J.J. v. Aviva Insurance Canada (16-001031)

The claimant was involved in two accidents and sustained a heart attack months after the second accident. A treatment plan for assistive devices was denied by the insurer with the assistance of a GP IE report. The insurer objected to the inclusion of documents not disclosed 10 days before the service and filing of written submissions, pursuant to LAT Rule 9. Adjudicator Theoharis ruled that since the insurer’s response submissions afforded it 10 days, the materials were properly disclosed. On the merits, Adjudicator Theoharis determined that the treatment plan for assistive devices was reasonable and necessary and that the treatment undertaken by the claimant had to be cognizant of the heart condition suffered afterwards.

D.O. v. TD Insurance Meloch Monnex (16-000142)

The claimant was a fetus at the time of the accident. The mother was 6 months pregnant at the time. After the MVA, the mother gave birth 2 months premature. 3 weeks after birth the claimant was discharged from the hospital; however, following the discharge she experienced difficulty swallowing and encountered choking episodes. As a result, the claimant, through her litigation guardian/mother, sought attendant care benefits. The insurer asserted the MVA did not cause the premature birth and the subsequent GERD syndrome (digestive condition) was not as a result of the MVA. Adjudicator Leslie concluded that the claimant failed to meet the burden that the MVA caused her condition and denied entitlement.
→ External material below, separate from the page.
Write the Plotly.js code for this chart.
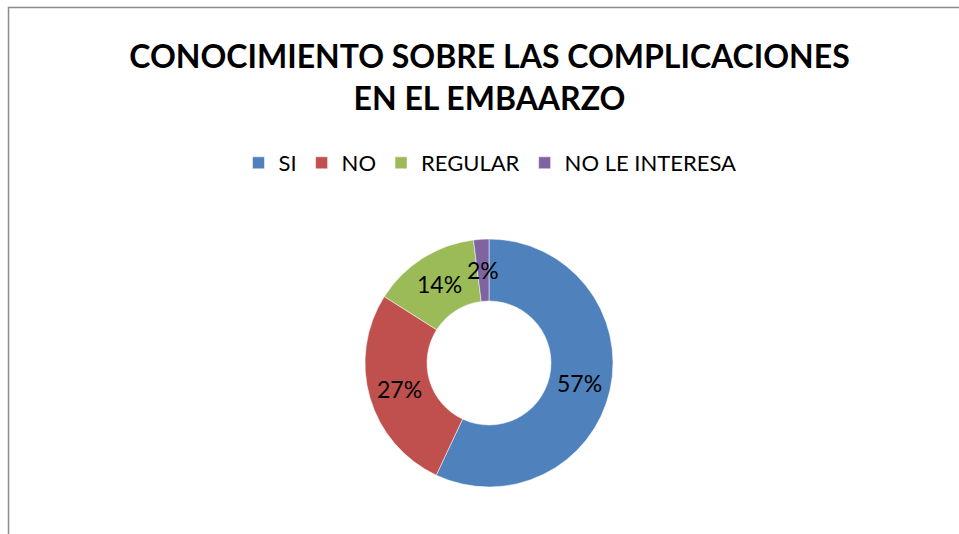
<!DOCTYPE html>
<html>
<head>
<meta charset="utf-8">
<script src="https://cdn.plot.ly/plotly-3.0.1.min.js"></script>
<style>html,body{margin:0;padding:0;background:#fff;}#chart{width:959px;height:534px;}</style>
</head>
<body>
<div id="chart"></div>
<script>
const categories = ["SI", "NO", "REGULAR", "NO LE INTERESA"];
const values = [57, 27, 14, 2];
const colors = ["#4F81BD", "#C0504D", "#9BBB59", "#8064A2"];
const titleText = "CONOCIMIENTO SOBRE LAS COMPLICACIONES<br>EN EL EMBAARZO";

const W = 959, H = 534;
const cx = 489, cy = 363, R = 124, hole = 0.5;
const dom = {x: [(cx - R) / W, (cx + R) / W], y: [1 - (cy + R) / H, 1 - (cy - R) / H]};

// label positions computed from the data (mid-angle of each slice, middle of ring)
const total = values.reduce((a, b) => a + b, 0);
const rMid = R * (1 + hole) / 2;
let cum = 0;
const annotations = values.map((v, i) => {
  const mid = (cum + v / 2) / total * 2 * Math.PI;
  cum += v;
  const px = cx + rMid * Math.sin(mid);
  const py = cy - rMid * Math.cos(mid);
  return {
    text: Math.round(v / total * 100) + "%",
    x: px / W, y: 1 - py / H, xref: "paper", yref: "paper",
    showarrow: false, xanchor: "center", yanchor: "middle",
    font: {family: "Lato, sans-serif", size: 23, color: "#000"}
  };
});

const data = [{
  type: "pie",
  labels: categories,
  values: values,
  hole: hole,
  sort: false,
  direction: "clockwise",
  rotation: 0,
  marker: {colors: colors, line: {color: "#ffffff", width: 0.5}},
  textinfo: "none",
  hoverinfo: "label+percent",
  domain: dom
}];

const layout = {
  width: W, height: H,
  margin: {l: 0, r: 0, t: 0, b: 0},
  paper_bgcolor: "#ffffff",
  showlegend: true,
  title: {
    text: titleText,
    x: 489.5 / W, xanchor: "center",
    y: 1 - 68 / H, yanchor: "top", yref: "container",
    font: {family: "Lato, sans-serif", size: 32, color: "#000", weight: "bold"}
  },
  legend: {
    orientation: "h",
    x: 490 / W, xanchor: "center",
    y: 1 - 142 / H, yanchor: "top",
    font: {family: "Lato, sans-serif", size: 22, color: "#000"},
    traceorder: "normal",
    itemclick: false
  },
  annotations: annotations,
  shapes: [{
    type: "rect", xref: "paper", yref: "paper",
    x0: 8.5 / W, x1: 1.1, y0: -0.1, y1: 1 - 7.5 / H,
    line: {color: "#8c8c8c", width: 1.5}, fillcolor: "rgba(0,0,0,0)"
  }]
};

Plotly.newPlot("chart", data, layout, {displayModeBar: false, staticPlot: true});
</script>
</body>
</html>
S.L. v. Pembridge Insurance Company (16-000393)

The claimant sought entitlement to medical treatment plans. The claimant asserted a chronic pain diagnosis to justify the treatment plans. The insurer asserted that the chronic pain diagnosis was as a result of a pre-existing injury and not the MVA. Adjudicator Derek Grant ruled that although “but for” is the default test for causation, “material contribution” was needed since the argument was that the MVA triggered pre-existing conditions, resulting in chronic pain. It followed that the claimant had to prove that the MVA was more than a minimal contribution to the chronic pain diagnosis. Adjudicator Grant found the claimant suffered from chronic pain as a result of the MVA. All of the claimed treatment plans, with the exception of a brain electrical activity scan, were deemed reasonable.
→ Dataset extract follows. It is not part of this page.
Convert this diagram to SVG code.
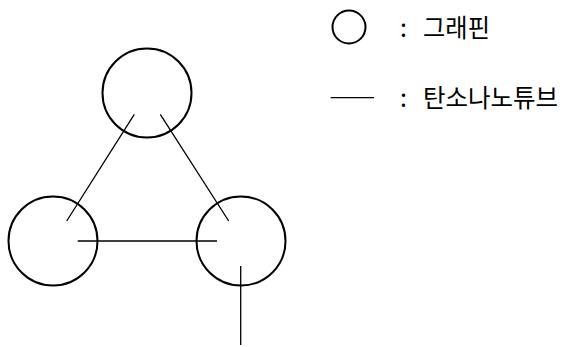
<svg xmlns="http://www.w3.org/2000/svg" width="566" height="347" viewBox="0 0 566 347">
<style>
.g{fill:none;stroke:#000;stroke-width:2}
.t{stroke:#000;stroke-width:1.3;fill:none}
.lbl{font-family:"Noto Sans CJK KR","Noto Sans",sans-serif;font-size:25px;fill:#000}
</style>
<rect width="566" height="347" fill="#fff"/>
<g id="graphene-top"><circle class="g" cx="147" cy="93" r="44.5"/></g>
<g id="graphene-left"><circle class="g" cx="53" cy="241" r="44.5"/></g>
<g id="graphene-right"><circle class="g" cx="241" cy="241" r="44.5"/></g>
<g id="connectors">
<line class="t" x1="134.3" y1="114.3" x2="66.7" y2="221"/>
<line class="t" x1="160.3" y1="114.3" x2="228.7" y2="221"/>
<line class="t" x1="77.7" y1="241" x2="217" y2="241"/>
<line class="t" x1="240.7" y1="266" x2="240.7" y2="345"/>
</g>
<g id="legend-graphene">
<circle class="g" cx="349" cy="27" r="16.5" stroke-width="1.6"/>
<text class="lbl" x="400" y="37">:</text>
<text class="lbl" x="423" y="37" textLength="67" lengthAdjust="spacingAndGlyphs">그래핀</text>
</g>
<g id="legend-cnt">
<line class="t" x1="330.7" y1="97.7" x2="374" y2="97.7"/>
<text class="lbl" x="400" y="107">:</text>
<text class="lbl" x="423" y="107" textLength="135" lengthAdjust="spacingAndGlyphs">탄소나노튜브</text>
</g>
</svg>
L.C. v. Aviva Insurance Company of Canada (16-001387)

The claimant sought removal from the MIG and entitlement to a series of treatment plans.  Adjudicator Flude concluded that the applicant had suffered a predominantly minor injury. A post-accident MRI identified degenerative changes and nerve root compression. The applicant argued that the condition was pre-existing and entitled him to removal from the MIG. Adjudicator Flude disagreed and noted that the diagnosis was not made until 3 years after the accident and failed the requirement to be identified prior to the accident.